/cset_openalex

Sharing CSET metadata, such as classifier outputs, connected to OpenAlex ids

Primary LanguagePython

CSET OpenAlex metadata

This project augments OpenAlex works with additional metadata prepared by CSET. The dataset is available at Zenodo.

Metadata fields

For the complete list of metadata fields and their types, see schemas/metadata.json. Below, we describe how each field was collected in more detail:

Language ID

Our article linkage pipeline generates language ID labels for titles and abstracts using PYCLD2. We only include language IDs where PYCLD2 successfully output a language and marked the output as reliable.

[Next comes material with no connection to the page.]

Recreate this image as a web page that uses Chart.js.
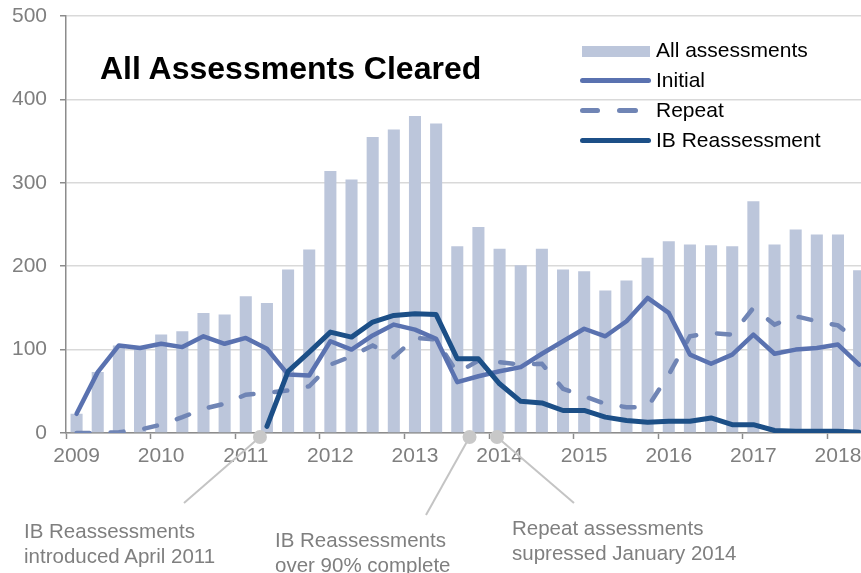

Subject relevance predictions

We share outputs for subject classifiers (for more information on how these classifiers were trained and deployed, see our documentation) in the following fields:

  • is_cv - True if a computer vision classifier predicted the work was relevant
  • is_nlp - True if a natural language processing classifier predicted the work was relevant
  • is_robotics - True if a robotics classifier predicted the work was relevant
  • is_ai - True if an artificial intelligence classifier predicted the work was relevant, or if any of the computer vision, natural language processing, or robotics classifiers predicted the work was relevant
  • is_cyber - True if a cybersecurity classifier predicted the work was relevant

Updating the dataset

The dataset is updated monthly through the pipeline in cset_openalex_augmentation_dag.py. This pipeline runs the query in sql/metadata.sql to aggregate CSET metadata associated with each OpenAlex work, backs the results up within our internal data warehouse, and updates the data on Zenodo.

(For CSET staff) To update the artifacts used by this pipeline, run bash push_to_airflow.sh.